The PROJECT
The idea for American Creed grew out of conversations with two Stanford University professors: Condoleezza Rice, a political scientist and former Secretary of State, and David M. Kennedy, a Pulitzer Prize winning historian devoted to exploring America’s national character — what defines it and changes over time.
Drs. Rice and Kennedy have been deeply engaged in a series of discussions about a number of urgent questions that are central to our success as a democracy:
How is our national character shaped by the ideals espoused in our founding documents?
How has the American people’s relationship to those ideals evolved over time?
Who are the “we” in “We the People of the United States…”? How has our conception of ourselves evolved?
What does being a “citizen” mean? What does productive, imaginative and engaged citizenship look like?
How do economic upheavals shape our ideals and/or disconnect us from ideals?
What happens to the idea of a shared American creed when social mobility declines along with trust in American institutions?
Where are we headed as a nation? How can each of us play a role in determining where we are headed?
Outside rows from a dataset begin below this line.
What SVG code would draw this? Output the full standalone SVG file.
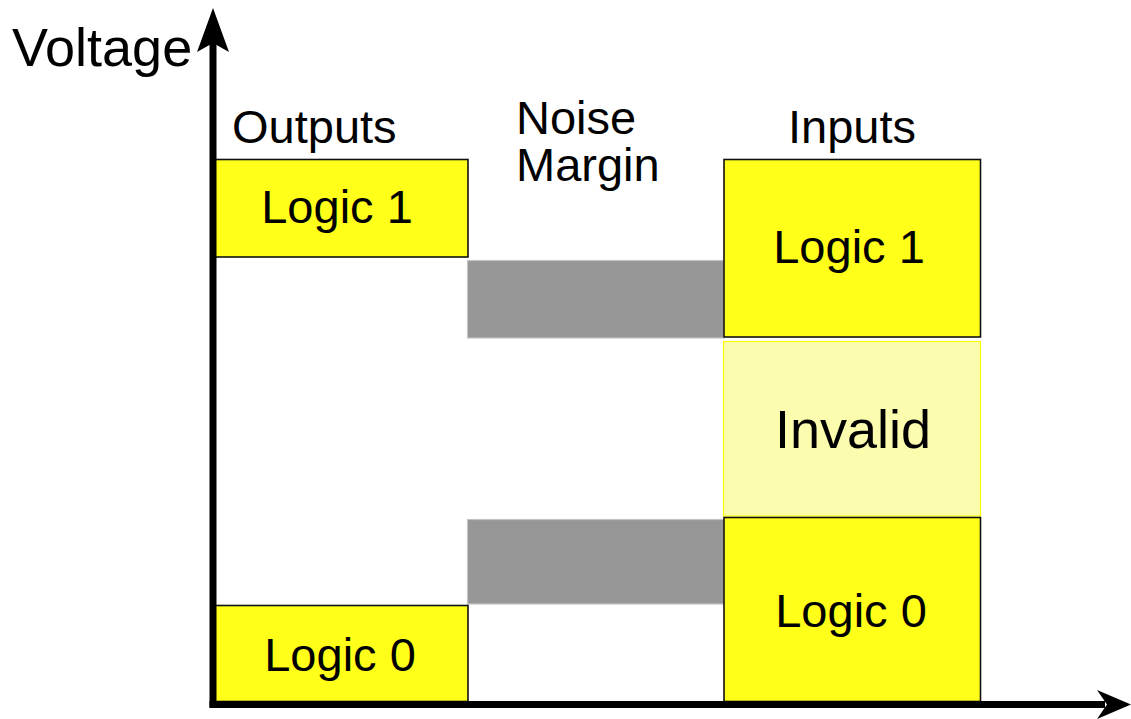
<svg xmlns="http://www.w3.org/2000/svg" width="1131" height="719" viewBox="0 0 1131 719">
  <style>
    text { font-family: "Liberation Sans", Arial, sans-serif; fill: #000; }
    .lbl { font-size: 47px; }
    .big { font-size: 54px; }
    .logic { fill: #ffff19; stroke: #111; stroke-width: 1.6; }
    .invalid { fill: #fcfcae; stroke: #ffff00; stroke-width: 1.2; }
    .margin { fill: #969696; stroke: #c4c4c4; stroke-width: 1.2; }
    .axis { stroke: #000; stroke-width: 7; fill: none; }
    .head { fill: #000; }
  </style>

  <rect width="1131" height="719" fill="#fff"/>

  <!-- noise margin bands -->
  <g id="margin-high"><rect class="margin" x="467.5" y="260.5" width="256.5" height="77.5"/></g>
  <g id="margin-low"><rect class="margin" x="467.5" y="519.5" width="256.5" height="84.5"/></g>

  <!-- output levels -->
  <g id="out-logic1">
    <rect class="logic" x="213" y="159.5" width="255" height="97.5"/>
    <text class="lbl" x="337" y="223" text-anchor="middle">Logic 1</text>
  </g>
  <g id="out-logic0">
    <rect class="logic" x="213" y="605.5" width="255" height="96"/>
    <text class="lbl" x="340" y="671" text-anchor="middle">Logic 0</text>
  </g>

  <!-- input levels -->
  <g id="in-logic1">
    <rect class="logic" x="724" y="159.5" width="256.5" height="177.5"/>
    <text class="lbl" x="849" y="263" text-anchor="middle">Logic 1</text>
  </g>
  <g id="in-invalid">
    <rect class="invalid" x="723.5" y="341.5" width="257" height="174.5"/>
    <text class="big" x="853" y="448" text-anchor="middle">Invalid</text>
  </g>
  <g id="in-logic0">
    <rect class="logic" x="724" y="517.5" width="256.5" height="184"/>
    <text class="lbl" x="851" y="627" text-anchor="middle">Logic 0</text>
  </g>

  <!-- column headings -->
  <g id="headings">
    <text class="lbl" x="232" y="143">Outputs</text>
    <text class="lbl" x="516" y="134">Noise</text>
    <text class="lbl" x="516" y="181">Margin</text>
    <text class="lbl" x="852" y="143" text-anchor="middle">Inputs</text>
    <text class="big" x="12" y="66">Voltage</text>
  </g>

  <!-- axes -->
  <g id="connectors">
    <line class="axis" x1="213" y1="40" x2="213" y2="707.5"/>
    <line class="axis" x1="209.5" y1="704.5" x2="1105" y2="704.5"/>
    <path class="head" d="M213,8 L229,52 L213,43 L197,52 Z"/>
    <path class="head" d="M1131,704.5 L1097,719 L1107,704.5 L1097,690 Z"/>
  </g>
</svg>
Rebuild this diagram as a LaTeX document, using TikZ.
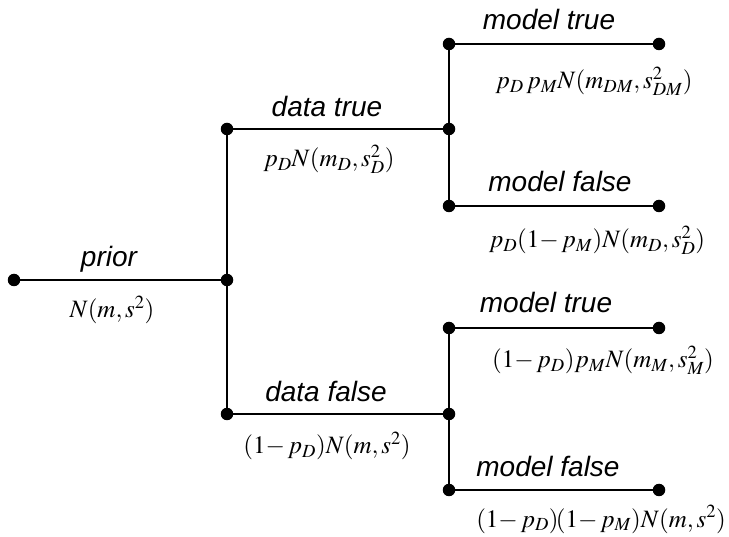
\documentclass[tikz,border=0pt]{standalone}
\usepackage{mathptmx}
\usepackage[no-math]{fontspec}
\setmainfont{Liberation Sans}
\newcommand{\mneg}{\mathord{-}\,}
\begin{document}
\begin{tikzpicture}[x=1pt,y=-1pt,
  dot/.style={circle,fill=black,inner sep=0pt,minimum size=12.5pt},
  wire/.style={line width=2.7pt},
  lbl/.style={anchor=base,inner sep=0pt,font=\fontsize{28}{30}\selectfont\itshape},
  frm/.style={anchor=base,inner sep=0pt,font=\fontsize{25}{27}\selectfont}]
\useasboundingbox (0,0) rectangle (729,537);
% dots
\node[dot] (p0) at (14,280) {};
\node[dot] (p1) at (227,280) {};
\node[dot] (dt0) at (227,129) {};
\node[dot] (dt1) at (449,129) {};
\node[dot] (df0) at (227,414) {};
\node[dot] (df1) at (449,414) {};
\node[dot] (mt0) at (449,44) {};
\node[dot] (mt1) at (659,44) {};
\node[dot] (mf0) at (449,206) {};
\node[dot] (mf1) at (659,206) {};
\node[dot] (nt0) at (449,328) {};
\node[dot] (nt1) at (659,328) {};
\node[dot] (nf0) at (449,490) {};
\node[dot] (nf1) at (659,490) {};
% wires
\draw[wire] (p0.center) -- (p1.center);
\draw[wire] (dt0.center) -- (df0.center);
\draw[wire] (dt0.center) -- (dt1.center);
\draw[wire] (df0.center) -- (df1.center);
\draw[wire] (mt0.center) -- (mf0.center);
\draw[wire] (nt0.center) -- (nf0.center);
\draw[wire] (mt0.center) -- (mt1.center);
\draw[wire] (mf0.center) -- (mf1.center);
\draw[wire] (nt0.center) -- (nt1.center);
\draw[wire] (nf0.center) -- (nf1.center);
% labels
\node[lbl] (lp) at (109,267) {prior};
\node[frm] (fp) at (112,318) {$N(m,s^2)$};
\node[lbl] (ldt) at (327,117) {data true};
\node[frm] (fdt) at (329,167) {$p_D N(m_D,s_D^2)$};
\node[lbl] (ldf) at (326,402) {data false};
\node[frm] (fdf) at (327,454) {$(1\mneg p_D)N(m,s^2)$};
\node[lbl] (lmt) at (549,30) {model true};
\node[frm] (fmt) at (594,89) {$p_D\,p_M N(m_{DM},s_{DM}^2)$};
\node[lbl] (lmf) at (560,192) {model false};
\node[frm] (fmf) at (597,248) {$p_D(1\mneg p_M)N(m_D,s_D^2)$};
\node[lbl] (lnt) at (546,313) {model true};
\node[frm] (fnt) at (603,368) {$(1\mneg p_D)p_M N(m_M,s_M^2)$};
\node[lbl] (lnf) at (548,477) {model false};
\node[frm] (fnf) at (601,527) {$(1\mneg p_D)\!(1\mneg p_M)N(m,s^2)$};
\end{tikzpicture}
\end{document}
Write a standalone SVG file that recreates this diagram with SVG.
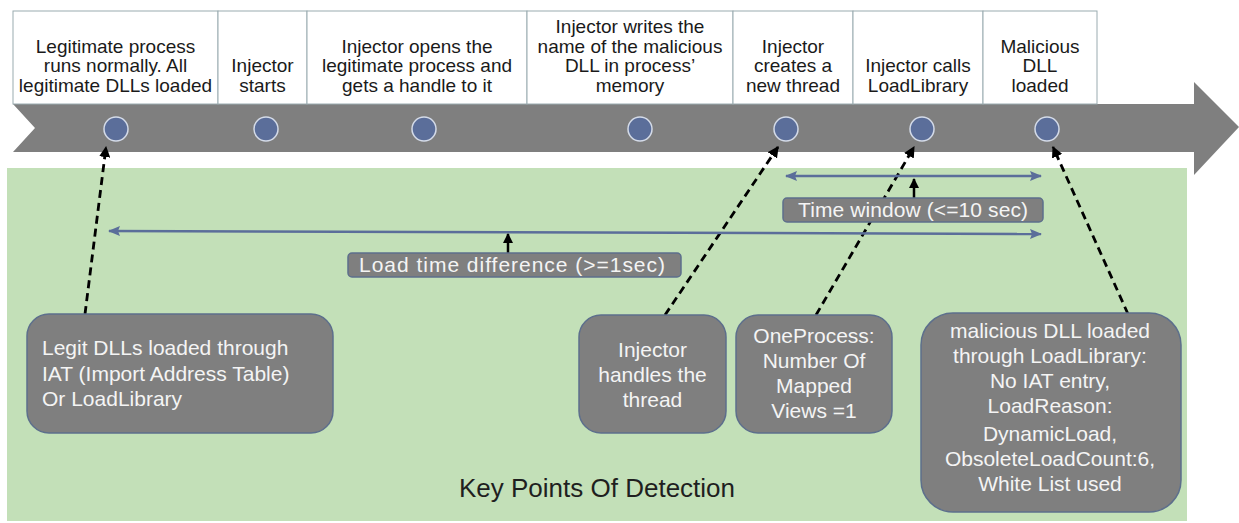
<svg xmlns="http://www.w3.org/2000/svg" width="1239" height="523" viewBox="0 0 1239 523">
<style>
.step{fill:#ffffff;stroke:#9aabb0;stroke-width:1}
.st{font-family:"Liberation Sans",Arial,sans-serif;font-size:19px;fill:#1a1a1a;text-anchor:middle}
.dot{fill:#5b6e9a;stroke:#d4dbe8;stroke-width:1.5}
.gbox{fill:#7f7f7f;stroke:#5d6f8c;stroke-width:1.5}
.gt{font-family:"Liberation Sans",Arial,sans-serif;font-size:21px;fill:#f4f4f4;text-anchor:middle}
.gtl{font-family:"Liberation Sans",Arial,sans-serif;font-size:21px;fill:#f4f4f4}
.dash{fill:none;stroke:#000;stroke-width:2.8;stroke-dasharray:8 5}
.blue{fill:none;stroke:#5b6e9a;stroke-width:2.5}
.up{fill:none;stroke:#000;stroke-width:2.5}
</style>
<defs>
<marker id="bk" viewBox="0 0 10 10" refX="9" refY="5" markerWidth="4" markerHeight="4" orient="auto" markerUnits="strokeWidth">
<path d="M0,0 L10,5 L0,10 z" fill="#000"/>
</marker>
<marker id="bl" viewBox="0 0 12 10" refX="11" refY="5" markerWidth="5" markerHeight="4" orient="auto-start-reverse" markerUnits="strokeWidth">
<path d="M0,0 L12,5 L0,10 L2,5 z" fill="#5b6e9a"/>
</marker>
</defs>

<rect id="panel" x="7" y="168" width="1180" height="353" fill="#c3e0b8"/>

<g id="timeline">
<polygon points="13,104 1194,104 1194,82 1239,127 1194,175 1194,152 13,152 35,128" fill="#7f7f7f"/>
</g>

<g id="step1">
<rect class="step" x="13" y="11" width="205" height="93"/>
<text class="st" x="115.5" y="52.5">Legitimate process</text>
<text class="st" x="115.5" y="72">runs normally. All</text>
<text class="st" x="115.5" y="91.5">legitimate DLLs loaded</text>
<circle class="dot" cx="116" cy="129" r="12"/>
</g>
<g id="step2">
<rect class="step" x="218" y="11" width="89" height="93"/>
<text class="st" x="262.5" y="72">Injector</text>
<text class="st" x="262.5" y="91.5">starts</text>
<circle class="dot" cx="266" cy="129" r="12"/>
</g>
<g id="step3">
<rect class="step" x="307" y="11" width="220" height="93"/>
<text class="st" x="417" y="52.5">Injector opens the</text>
<text class="st" x="417" y="72">legitimate process and</text>
<text class="st" x="417" y="91.5">gets a  handle to it</text>
<circle class="dot" cx="424" cy="129" r="12"/>
</g>
<g id="step4">
<rect class="step" x="527" y="11" width="206" height="93"/>
<text class="st" x="630" y="33">Injector writes the</text>
<text class="st" x="630" y="52.5">name of the malicious</text>
<text class="st" x="630" y="72">DLL in process’</text>
<text class="st" x="630" y="91.5">memory</text>
<circle class="dot" cx="640" cy="129" r="12"/>
</g>
<g id="step5">
<rect class="step" x="733" y="11" width="120" height="93"/>
<text class="st" x="793" y="52.5">Injector</text>
<text class="st" x="793" y="72">creates a</text>
<text class="st" x="793" y="91.5">new thread</text>
<circle class="dot" cx="786" cy="129" r="12"/>
</g>
<g id="step6">
<rect class="step" x="853" y="11" width="130" height="93"/>
<text class="st" x="918" y="72">Injector calls</text>
<text class="st" x="918" y="91.5">LoadLibrary</text>
<circle class="dot" cx="922" cy="129" r="12"/>
</g>
<g id="step7">
<rect class="step" x="983" y="11" width="114" height="93"/>
<text class="st" x="1040" y="52.5">Malicious</text>
<text class="st" x="1040" y="72">DLL</text>
<text class="st" x="1040" y="91.5">loaded</text>
<circle class="dot" cx="1047" cy="129" r="12"/>
</g>

<g id="connectors">
<line class="dash" x1="85" y1="314" x2="106" y2="147" marker-end="url(#bk)"/>
<line class="dash" x1="665" y1="315" x2="778" y2="147" marker-end="url(#bk)"/>
<line class="dash" x1="816" y1="315" x2="914" y2="147" marker-end="url(#bk)"/>
<line class="dash" x1="1128" y1="314" x2="1053" y2="147" marker-end="url(#bk)"/>
<line class="blue" x1="109" y1="231" x2="1041" y2="234" marker-start="url(#bl)" marker-end="url(#bl)"/>
<line class="blue" x1="786" y1="176" x2="1041" y2="176" marker-start="url(#bl)" marker-end="url(#bl)"/>
<line class="up" x1="508" y1="253" x2="508" y2="234" marker-end="url(#bk)"/>
<line class="up" x1="914" y1="198" x2="914" y2="179" marker-end="url(#bk)"/>
</g>

<g id="label-load">
<rect class="gbox" x="348" y="253" width="333" height="24" rx="4"/>
<text class="gtl" x="359" y="272" textLength="306" lengthAdjust="spacing">Load time difference (&gt;=1sec)</text>
</g>
<g id="label-window">
<rect class="gbox" x="783" y="198" width="260" height="24" rx="4"/>
<text class="gtl" x="798" y="217" textLength="230" lengthAdjust="spacing">Time window (&lt;=10 sec)</text>
</g>

<g id="kp-legit">
<rect class="gbox" x="27" y="314" width="306" height="119" rx="22"/>
<text class="gtl" x="42" y="355">Legit DLLs loaded through</text>
<text class="gtl" x="42" y="381">IAT  (Import Address Table)</text>
<text class="gtl" x="42" y="406">Or LoadLibrary</text>
</g>
<g id="kp-thread">
<rect class="gbox" x="579" y="315" width="147" height="118" rx="22"/>
<text class="gt" x="652.5" y="357">Injector</text>
<text class="gt" x="652.5" y="382">handles the</text>
<text class="gt" x="652.5" y="407">thread</text>
</g>
<g id="kp-views">
<rect class="gbox" x="736" y="315" width="156" height="118" rx="22"/>
<text class="gt" x="814" y="343">OneProcess:</text>
<text class="gt" x="814" y="368">Number  Of</text>
<text class="gt" x="814" y="393">Mapped</text>
<text class="gt" x="814" y="418">Views =1</text>
</g>
<g id="kp-malicious">
<rect class="gbox" x="921" y="313" width="260" height="199" rx="32"/>
<text class="gt" x="1050" y="338">malicious  DLL loaded</text>
<text class="gt" x="1050" y="363">through  LoadLibrary:</text>
<text class="gt" x="1050" y="388">No IAT  entry,</text>
<text class="gt" x="1050" y="413">LoadReason:</text>
<text class="gt" x="1050" y="441">DynamicLoad,</text>
<text class="gt" x="1050" y="466">ObsoleteLoadCount:6,</text>
<text class="gt" x="1050" y="491">White List used</text>
</g>

<text id="title" x="597" y="497" font-family="'Liberation Sans',Arial,sans-serif" font-size="26" fill="#1f1f1f" text-anchor="middle">Key Points Of Detection</text>
</svg>
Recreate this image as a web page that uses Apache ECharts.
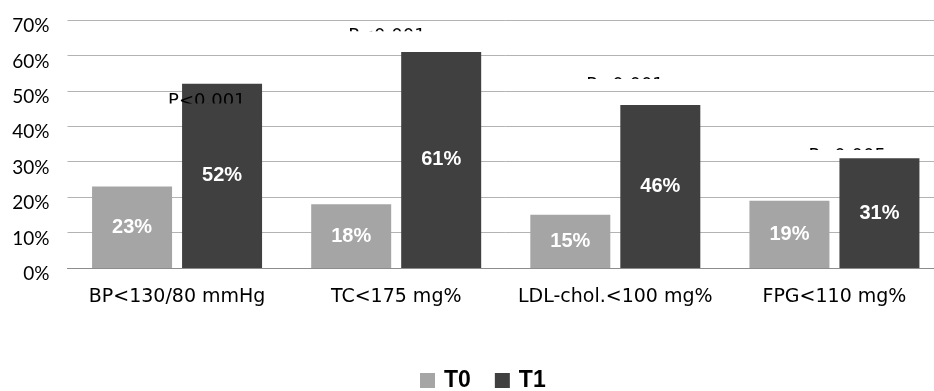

These questions embrace several major issues at the forefront of American debate: how to provide access to education and economic opportunity; how to unify our diverse cultural populations; and, most importantly, how to define America’s national identity in a time of grave uncertainty.
A PBS LearningMedia collection of shorts — viewed and discussed by hundreds of thousands of high school students since 2018, and periodically refreshed — along with PBS documentaries (click here to view the original 2018 film) are at the center of a robust national public engagement campaign. Facilitated community conversations, classroom screenings and storytelling labs, including a national Youth Media Challenge inviting teens to compose and share their own media, invite the American public to engage with the idea of a unifying national identity based on shared ideas and ideals.
We hope that the stories in American Creed — which speak to our dilemmas, yet offer hope that shared ideals will prove more powerful than the forces that divide us against ourselves — will engage viewers in a bold conversation about what it will take to uphold the ideal of self-government by and for the people.